In many ways, these gains are a result of OPEC policies engineered and enforced by Mr. Naimi within the Organization of the Petroleum Exporting Countries since the late 1990's. OPEC has also been helped by a growing global economy; a boom in Asian countries like China; a scarcity of refined oil products around the world; and production disruptions in Iraq, Venezuela and, last summer, the Gulf of Mexico.
OPEC said Tuesday that it would continue pumping all it could to keep enough oil in the global markets in an attempt to lower prices.
So far, OPEC has been more successful in propping up crude oil prices than the opposite, especially after prices collapsed to $10 a barrel in the late 1990's.
Under the leadership of Mr. Naimi, OPEC managed supplies in line with oil stocks in consuming nations. By fine-tuning the group's output, and frequently raising or cutting its output, OPEC was able to influence oil markets and nudge prices back up.
To micro-manage the markets, the group also increased the frequency of its meetings, which in the 1990's took place only twice a year at OPEC headquarters, a boxy building overlooking the Danube River. But since 2000, OPEC ministers have met a total of 34 times, a period that coincided with the run-up in oil prices. (Just last year, the conference convened six times, one meeting short of 2001 and 2003.)
For many analysts, OPEC is now powerless to bring prices down.
Mr. Naimi disagrees.
"That's nonsense," he said. "OPEC has not lost control of the market. It is an organization that has dedicated itself to the reliability of supplies and the lessening of the volatility in the markets."
Still, these days, that mission is proving particularly challenging. For one, OPEC's main tool in managing global supplies — its production lever — is broken. As a group, OPEC has only about 1.5 million to 2 million barrels of untapped output, and most of that is in Saudi Arabia. This means the group does not have much more oil to pour into the markets to help bring prices down.
"OPEC is an anachronism today," said Roger Diwan, a managing director at PFC Energy, a Washington-based industry consultant. "This is not a market where suppliers have to manage any spare capacity. They cannot manage the short-term risk, which is going to be on the upside. What we're seeing here is a demand shock, but everybody is looking to OPEC as if it were a supply shock."
Still, Mr. Naimi has reasons to feel vindicated. There are no signs that consumption is being hurt by high prices — in fact, demand keeps rising.
Asked whether he was surprised that demand had not dropped despite the high prices, he said, "Oh, I am not surprised because there is no longer a direct relationship between the two, because the cost of energy is a smaller part of the economy compared to the 1970's."
The Paris-based International Energy Agency has forecast that oil demand will grow by 2.2 percent this year, to 85 million barrels a day.
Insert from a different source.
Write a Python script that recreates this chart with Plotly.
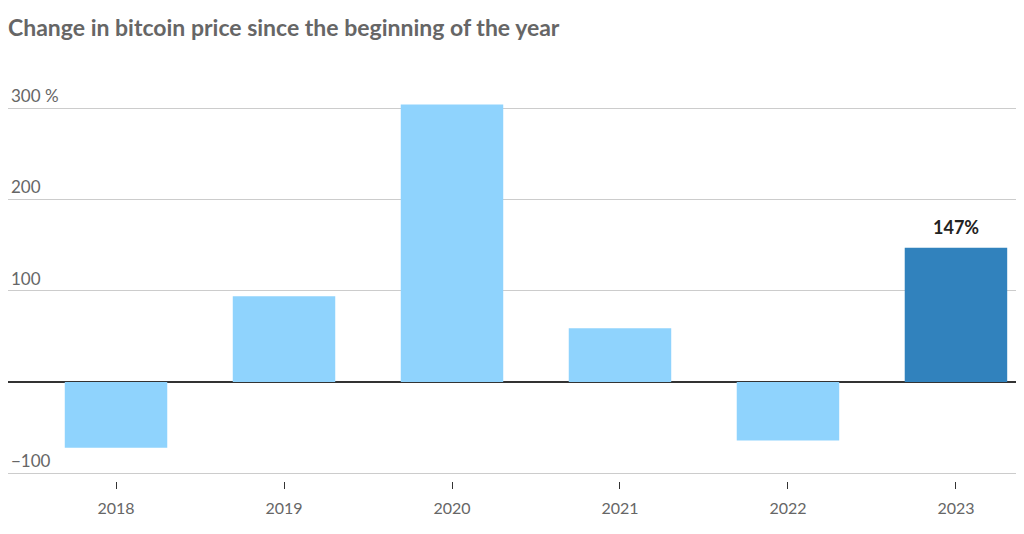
import plotly.graph_objects as go

years = ["2018", "2019", "2020", "2021", "2022", "2023"]
change_pct = [-72, 94, 304, 59, -64, 147]
bar_colors = ["#8fd3fd", "#8fd3fd", "#8fd3fd", "#8fd3fd", "#8fd3fd", "#3182bd"]
y_tickvals = [-100, 0, 100, 200, 300]
y_ticktext = ["\u2212100", "", "100", "200", "300 %"]
title_text = "Change in bitcoin price since the beginning of the year"
highlight_label = "147%"

x_pos = list(range(len(years)))
font_family = "Lato, 'Noto Sans', sans-serif"

fig = go.Figure()
fig.add_trace(go.Bar(
    x=x_pos, y=change_pct, marker_color=bar_colors, marker_line_width=0,
    width=0.61, hoverinfo="skip",
))

fig.add_annotation(
    x=x_pos[-1], y=change_pct[-1], text="<b>%s</b>" % highlight_label,
    showarrow=False, yanchor="bottom", yshift=8,
    font=dict(family=font_family, size=18, color="#222222"),
)

fig.update_layout(
    width=1016, height=526,
    margin=dict(l=0, r=0, t=59, b=53),
    paper_bgcolor="white", plot_bgcolor="white",
    showlegend=False,
    font=dict(family=font_family, color="#666666"),
    title=dict(
        text="<b>%s</b>" % title_text,
        x=0, xanchor="left", xref="container",
        y=1 - 20 / 526, yanchor="middle", yref="container",
        font=dict(family=font_family, size=23, color="#666666"),
    ),
)

fig.update_xaxes(
    range=[-0.643, 5.405],
    tickvals=x_pos, ticktext=years,
    showgrid=False, zeroline=False, showline=False,
    ticks="outside", ticklen=7, tickcolor="#333333", tickwidth=1,
    ticklabelstandoff=6,
    tickfont=dict(family=font_family, size=16, color="#666666"),
)

fig.update_yaxes(
    range=[-108.4, 345],
    tickvals=y_tickvals, ticktext=y_ticktext,
    ticklabelposition="inside top",
    showgrid=True, gridcolor="#cccccc", gridwidth=1,
    zeroline=True, zerolinecolor="#333333", zerolinewidth=1.5,
    showline=False, ticks="",
    tickfont=dict(family=font_family, size=17, color="#666666"),
)

fig.write_html("out.html")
Last year, consumption rose 1.1 percent and in 2004, it grew 3.8 percent, more than twice the average growth of the last decade.
"OPEC wants the maximum price they can sustain to meet their budgetary needs and investment plans, and keep their economies growing, while making sure that demand in the rest of the world keeps growing," said Yasser Elguindi, a senior managing director at Global Medley Advisors, a consulting firm for hedge funds. "The Saudis have hinted they believe that price was now between $50 and $60 a barrel."
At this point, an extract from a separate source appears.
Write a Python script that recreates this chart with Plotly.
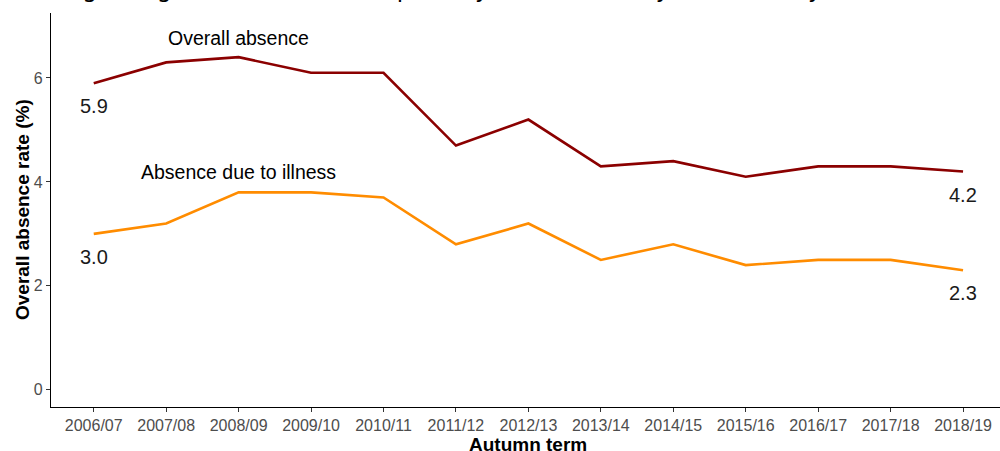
"""Overall absence vs. absence due to illness, autumn terms 2006/07 to 2018/19."""

import plotly.graph_objects as go

terms = ["2006/07", "2007/08", "2008/09", "2009/10", "2010/11", "2011/12", "2012/13",
         "2013/14", "2014/15", "2015/16", "2016/17", "2017/18", "2018/19"]
overall = [5.9, 6.3, 6.4, 6.1, 6.1, 4.7, 5.2, 4.3, 4.4, 4.1, 4.3, 4.3, 4.2]
illness = [3.0, 3.2, 3.8, 3.8, 3.7, 2.8, 3.2, 2.5, 2.8, 2.4, 2.5, 2.5, 2.3]

series = [
    ("Overall absence", overall, "#8B0000", 6.77),
    ("Absence due to illness", illness, "#FF8C00", 4.19),
]

FONT = "Liberation Sans, Arial, sans-serif"

fig = go.Figure()
for name, vals, colour, label_y in series:
    fig.add_trace(go.Scatter(
        x=list(range(len(terms))), y=vals, mode="lines", name=name,
        line=dict(color=colour, width=2.6), showlegend=False,
    ))
    # series name above the line
    fig.add_annotation(x=2, y=label_y, text=name, showarrow=False,
                       font=dict(size=19.5, color="black", family=FONT))
    # first and last values below the line
    for i in (0, len(terms) - 1):
        fig.add_annotation(x=i, y=vals[i], text=f"{vals[i]:.1f}", showarrow=False,
                           yanchor="top", yshift=-10,
                           font=dict(size=20, color="#1a1a1a", family=FONT))

# cut-off subtitle at the very top
fig.add_annotation(xref="paper", yref="paper", x=-54 / 949, y=1.0, yshift=8,
                   xanchor="left", yanchor="bottom",
                   text="Coverage: England (state-funded primary and secondary schools only)",
                   showarrow=False, font=dict(size=23.5, color="black", family="DejaVu Sans"))

# axis titles as annotations so they can sit right at the edge
fig.add_annotation(x=6, xref="x", y=0, yref="paper", yshift=-37, yanchor="middle",
                   text="<b>Autumn term</b>", showarrow=False,
                   font=dict(size=19, color="black", family=FONT))
fig.add_annotation(x=0, xref="paper", xshift=-29, xanchor="center",
                   y=0.5, yref="paper", yanchor="middle", textangle=-90,
                   text="<b>Overall absence rate (%)</b>", showarrow=False,
                   font=dict(size=19, color="black", family=FONT))

fig.update_layout(
    width=1000, height=451,
    margin=dict(l=51, r=0, t=13, b=44),
    plot_bgcolor="white", paper_bgcolor="white",
    font=dict(family=FONT),
)
fig.update_xaxes(
    range=[-0.59, 12.51], tickmode="array", tickvals=list(range(len(terms))), ticktext=terms,
    showgrid=False, zeroline=False, showline=True, linecolor="black", linewidth=1.2,
    ticks="outside", ticklen=4, tickcolor="#333333", automargin=False,
    tickfont=dict(size=16, color="#4d4d4d"),
)
fig.update_yaxes(
    range=[-0.33, 7.25], tickvals=[0, 2, 4, 6],
    showgrid=False, zeroline=False, showline=True, linecolor="black", linewidth=1.2,
    ticks="outside", ticklen=4, tickcolor="#333333", automargin=False,
    tickfont=dict(size=16, color="#4d4d4d"),
)

# drop the page's default body margin so the figure sits flush with the window
fig.write_html("out.html", config={"displayModeBar": False},
               post_script="document.body.style.margin = '0';")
On Tuesday afternoon, Mr. Naimi chose to stroll through the narrow streets of Vienna, as he often does when OPEC meets here, preferring the 15-minute walk back to his hotel to the quicker drive in the black limousine waiting for him.
As Mr. Naimi sped along, passers-by looked on with curiosity at the man with the fur cap and the band of Austrian security officers and reporters glued to his every comment.
"I keep telling you guys," he said to them, "if you know a customer who wants oil, send him to me."